Loading document databases#

See also

Fundamentals

Overview of ArchiTXT’s internal data representation.

ArchiTXT supports loading document databases (such as JSON, XML, YAML, TOML, CSV, and Excel) through the architxt.database.loader.documents module. These documents are converted into data Tree corresponding the metamodel.

The document-to-tree conversion process involves three steps:

  1. Read: Detect and parse the input file into a native Python nested structure compose of either dict or list.

  2. Parse: Convert the Python structure into a Tree composed of COLL, GROUP, and ENT nodes.

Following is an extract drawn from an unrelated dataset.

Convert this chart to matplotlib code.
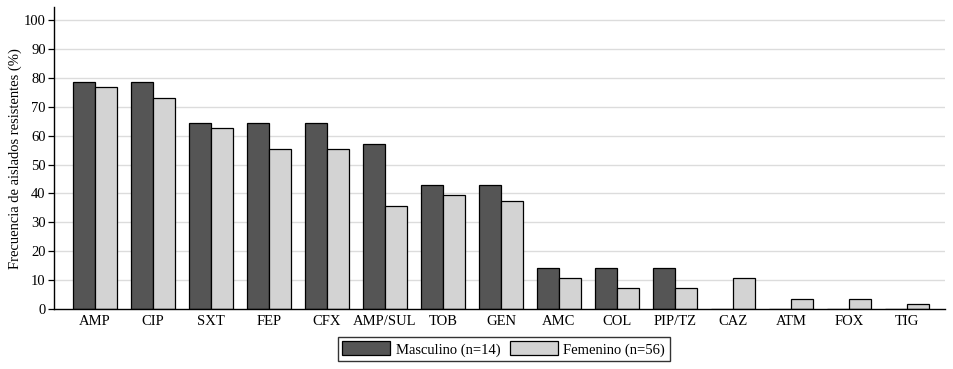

  3. Transform: Optionally extract relationships implied by nested groups, transforming the tree to align it with the target metamodel.

The decomposition in three steps enables parsing not only supported data formats but also arbitrary Python data structures. The resulting raw trees are not considered valid on their own but can be combined with syntax trees before applying more advanced structuring algorithms.

Parsing nested data structures#

The parsing process is performed via read_tree(). This function traverses nested Python structures and constructs a corresponding Tree based on the following rules:

  • A dict becomes a GROUP node, where each key/value pair is parsed into a subtree.

  • A list becomes a COLL node, where each element is parsed into a subtree.

  • A scalar value (e.g., str, int, float, bool) becomes an ENT node wrapping the value.

Example

Consider the following JSON document:

[
    {
        "userId": 1,
        "username": "johndoe",
        "profile": {
            "firstName": "John",
            "lastName": "Doe",
            "birthDate": "1990-01-01"
        }
    }
]

This input is converted into the following tree structure:

        ---
config:
  theme: neutral
---
graph TD
    users["COLL users"]

    users --> user["GROUP user"]
    user --> userId["ENT userId"] --> userIdVal["1"]
    user --> username["ENT username"] --> usernameVal["johndoe"]

    user --> profile["GROUP profile"]
    profile --> firstName["ENT firstName"] --> firstNameVal["John"]
    profile --> lastName["ENT lastName"] --> lastNameVal["Doe"]
    profile --> birthDate["ENT birthDate"] --> birthDateVal["1990-01-01"]
    

Transforming Raw Trees#

Warning

The transformation described here is specifically designed for tree-like data. Applying it to arbitrary or improperly structured trees may result in invalid or incoherent outputs.

Once a raw tree is constructed, it can be transformed into a flattened structure aligned with the metamodel using parse_document_tree().

This transformation:

  • Converts nested GROUP nodes into REL nodes, establishing explicit relationships between parent and child subtrees.

  • Duplicates the parent node for each nested group while retaining only its direct ENT children as part of the GROUP.

  • If the root of the raw tree is a COLL, the transformation produces a forest; constructing one tree per collection element.

Example

Given the raw tree from the previous example, the transformation produces the following structure that conforms to the ArchiTXT metamodel:

        ---
config:
  theme: neutral
---
graph TD
    root["ROOT"]

    root --> coll["COLL user<->profile"]
    coll --> rel["REL user<->profile"]

    rel --> user["GROUP user"]
    user --> userId["ENT userId"] --> userIdVal["1"]
    user --> username["ENT username"] --> usernameVal["johndoe"]

    rel --> profile["GROUP profile"]
    profile --> firstName["ENT firstName"] --> firstNameVal["John"]
    profile --> lastName["ENT lastName"] --> lastNameVal["Doe"]
    profile --> birthDate["ENT birthDate"] --> birthDateVal["1990-01-01"]
    

Supported File Formats#

ArchiTXT supports a wide range of document formats through pluggable parsers. Each format is handled by a specific backend parser:

  • JSON: json.load()

  • TOML: toml.loads()

  • YAML: ruamel.yaml.YAML.load_all()

Important

Parsers are applied in order; if none succeed, a ValueError is raised.